The jury was permitted by subsection “c)” to consider the construction of four entrances and in “d)” the widened turning angle at the entrances. These items, as well as item “b),” seem to gear plaintiff’s case of special benefits to access. It is clear from the evidence that no new access was created. The quantum of access could not be increased since it was unlimited both before and after the taking. In Filger v. State Highway Commission, Mo.App., 355 S.W. 2d 425, 430 [1], it was held that a diminution of access by traffic islands constructed -on the right of way does not give rise to damages. We think the entrances constructed on the right of way in this case are similar to the control islands in Filger. They might be said to diminish access in the sense that access is permitted only through such entrances rather than over the entire frontage, which is the true legal status of defendant’s unlimited access. We recognize, however, the propriety of reasonable controls over the exercise of the right of access, which controls are subject to change from time to time as conditions may demand. Conversely, we believe that the fact that such entrances may, after the construction intended, be wider and provide a wider turning radius, cannot be charged to defendant as a special benefit for they may in turn be reduced as in Fil-ger. They are not in fact an increase of already existing unlimited access. To submit such items to the jury for consideration as special benefits was error.

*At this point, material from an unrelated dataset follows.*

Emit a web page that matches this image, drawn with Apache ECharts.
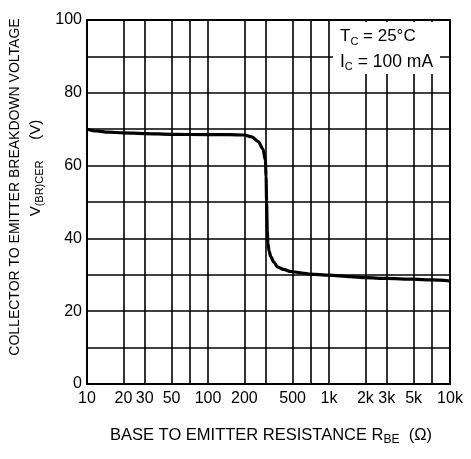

There was evidence from the expert witnesses that these items were considered by them as special benefits but such testimony does not prove the benefit. State ex rel. State Highway Commission v. Vorhof-Duenke Co., Mo., 366 S.W.2d 329, 340 [13]. In that case the court went on to say, l.c. 340 [15], “It is for the trial court in the first instance to say whether particular testimony tends to prove the existence of a special benefit. It is for the jury to say under all of the relevant testimony whether the abutting land was in fact specially benefited in the respect contended and, if so, to determine the amount thereof. The courts and counsel have the responsibility of furnishing the jury effective guidance on the law of the case.” Here the instruction complained of contains items submitted for the jury’s consideration,, all of which were prejudicial to the defendant in the respects noted. The plaintiff contends that by the asking and receiving of other instructions by the defendant on the issue of special benefits that the errors committed by the giving of Instruction 5 are cured. We have examined the whole charge to the jury and are unable to agree. The items contained in Instruction 5 are not special benefits as a matter of law under the evidence in this case and no amount of additional or clarifying instruction can remove the prejudice created by their submission for the jury’s consideration.
For the giving of Instruction 5 containing the errors noted, the cause must be reversed for a new trial.
Since the case must be retried, we feel it unnecessary to discuss the other grounds for new trial mentioned in appellant’s brief.
The judgment is reversed and the cause is remanded.
HOUSER, C, concurs. WELBORN, C., dissents.*639PER CURIAM.
The foregoing opinion by HIGGINS, C, is adopted as the opinion of the court.
HENLEY, J., concurs.
HYDE, P. J., concurs in result in separate opinion filed.
HOLMAN and DALTON, JJ., concur in result and concur in separate opinion of HYDE, P. J.